◆ **Record list**:
+ + + +

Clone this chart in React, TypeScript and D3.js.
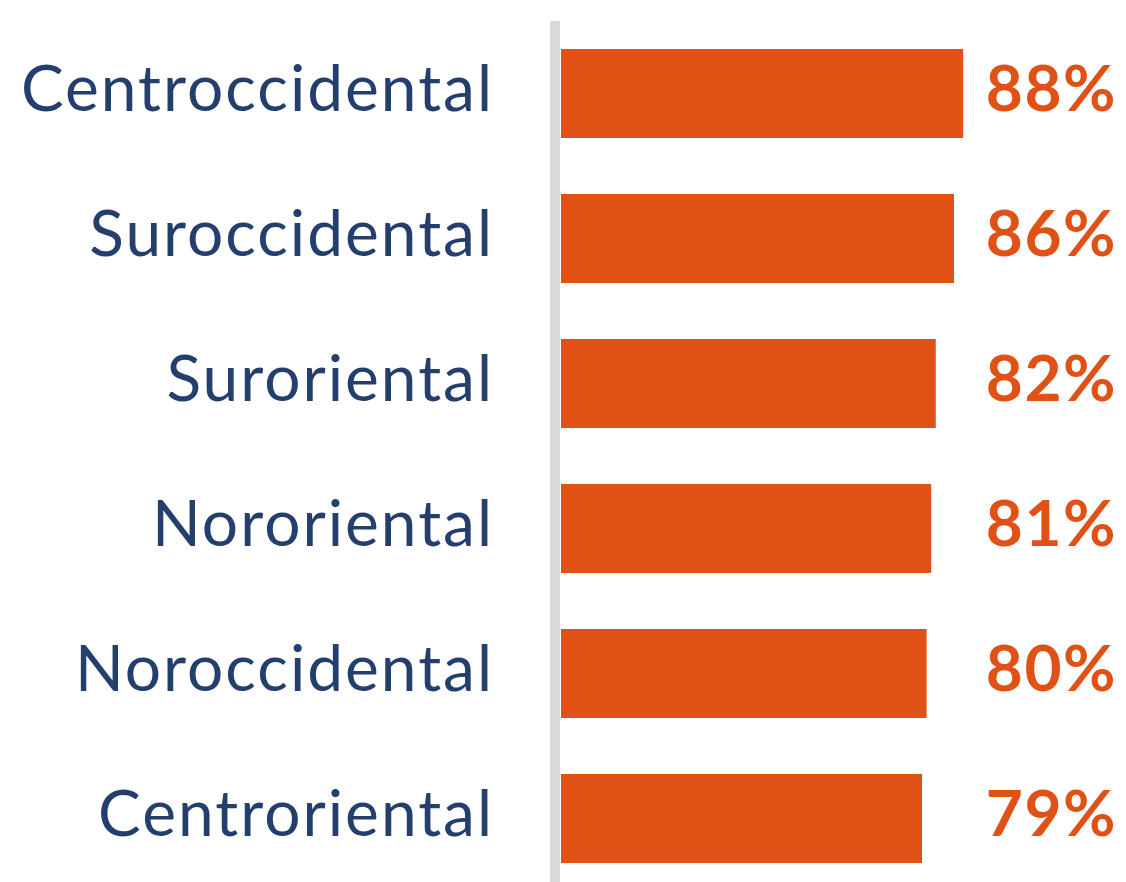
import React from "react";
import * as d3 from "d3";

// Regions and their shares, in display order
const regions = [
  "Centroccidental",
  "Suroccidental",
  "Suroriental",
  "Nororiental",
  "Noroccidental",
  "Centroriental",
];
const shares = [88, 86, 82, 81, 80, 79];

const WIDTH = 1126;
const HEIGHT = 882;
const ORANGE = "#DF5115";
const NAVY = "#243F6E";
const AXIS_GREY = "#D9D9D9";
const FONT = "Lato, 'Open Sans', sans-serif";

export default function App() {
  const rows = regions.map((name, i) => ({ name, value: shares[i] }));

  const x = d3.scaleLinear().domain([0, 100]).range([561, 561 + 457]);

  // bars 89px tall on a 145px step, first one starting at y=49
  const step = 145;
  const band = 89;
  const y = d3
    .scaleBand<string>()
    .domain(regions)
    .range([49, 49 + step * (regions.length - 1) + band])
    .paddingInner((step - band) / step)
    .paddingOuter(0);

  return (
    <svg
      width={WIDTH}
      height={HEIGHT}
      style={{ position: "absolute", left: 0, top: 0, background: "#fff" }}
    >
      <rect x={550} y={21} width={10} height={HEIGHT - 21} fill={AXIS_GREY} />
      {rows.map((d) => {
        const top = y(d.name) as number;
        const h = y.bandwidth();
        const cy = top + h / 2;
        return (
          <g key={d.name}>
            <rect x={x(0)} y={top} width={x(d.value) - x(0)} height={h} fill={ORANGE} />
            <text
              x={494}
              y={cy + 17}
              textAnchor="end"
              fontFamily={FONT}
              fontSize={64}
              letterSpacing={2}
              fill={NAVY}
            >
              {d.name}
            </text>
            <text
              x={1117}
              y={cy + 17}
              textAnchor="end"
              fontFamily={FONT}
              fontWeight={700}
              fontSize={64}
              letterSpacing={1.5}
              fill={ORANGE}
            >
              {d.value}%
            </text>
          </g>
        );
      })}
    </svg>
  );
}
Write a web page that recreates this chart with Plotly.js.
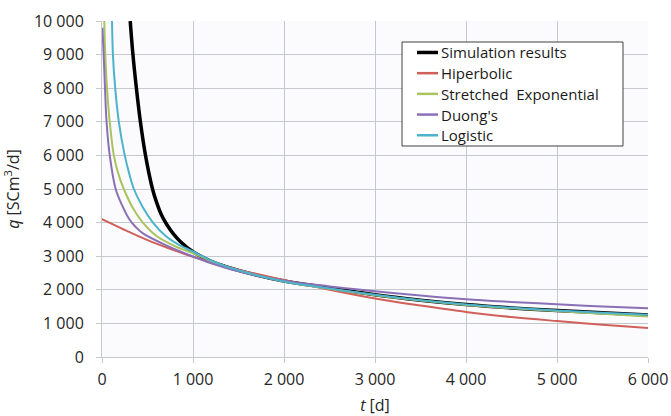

+ + + +

◆ **Goal**:
Return nothing but the lines running from the start of the data to the line with "const shares = [88, 86, 82, 81, 80, 79];", please, both ends included and no pictures.

◆ **Written solution**:
Clone this chart in React, TypeScript and D3.js.
import React from "react";
import * as d3 from "d3";

// Regions and their shares, in display order
const regions = [
  "Centroccidental",
  "Suroccidental",
  "Suroriental",
  "Nororiental",
  "Noroccidental",
  "Centroriental",
];
const shares = [88, 86, 82, 81, 80, 79];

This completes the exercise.